The main argument for unchanged interest rates was that the effects of the rise in the Bank’s real rate had still not emerged in full. In this context, for instance, the long-term real rate in the bond market has risen since the June decision date. It was also pointed out that the level of the Bank’s neutral real rate was still uncertain, in addition to the uncertainty about the size of the output slack and the speed at which it was vanishing. And as is mentioned above, GDP growth figures for Q1 could also indicate that growth for the year as a whole would turn out somewhat weaker than according to the May forecast.

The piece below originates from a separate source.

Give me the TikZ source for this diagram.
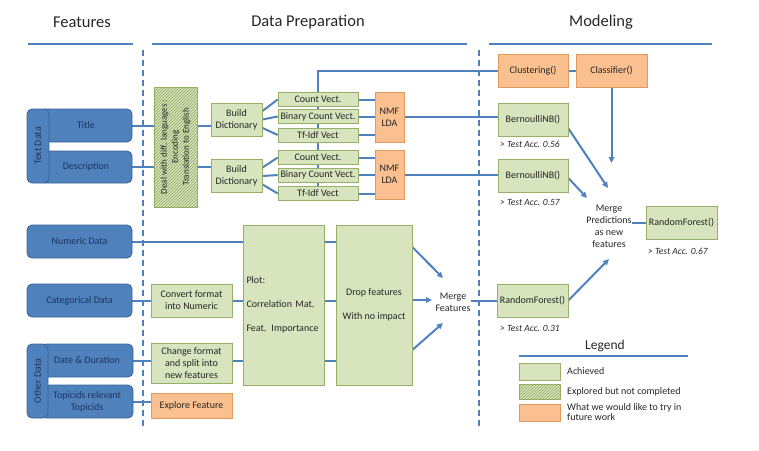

Rate hike probable in 2015
Like the CBI, we expect GDP growth to be strong enough in the near future to generate an output gap. In addition, inflation will pick up as 2015 progresses. Both of these factors are grounds for a policy rate hike. We expect the MPC to decide to keep the policy rate unchanged until next year, but we still anticipate a nominal monetary tightening phase beginning early in 2015, with three rate hikes totalling 0.75 percentage points over the course of the year, bringing the policy rate to 6.75% by year-end 2015. We then expect one 0.25-point increase in 2016.
ISK exchange rate the greatest uncertainty factor
The future path of the exchange rate is difficult to predict, in view of Iceland’s balance of payments problem, uncertainty about the settlement of the failed banks’ estates, and the anticipated liberalisation of the capital controls. It can be said that this is the most salient uncertainty in our long-term policy rate forecast – and our inflation forecasts as well. Our policy rate forecast is based on the assumption that the capital controls will be eased during the forecast horizon in such a way as to avoid destabilising the foreign exchange market. The forecast therefore assumes as well that the ISK will remain close to its current level throughout the horizon. It is conceivable that some steps will be taken to lift the capital controls during the forecast horizon, as the Government has proposed. If the steps taken are large, it can be assumed that they will call for a monetary policy response in the form of a higher nominal policy rate and a wider interest rate spread in order to protect the exchange rate. If this does happen, the policy rate will rise more than we have projected during the forecast horizon.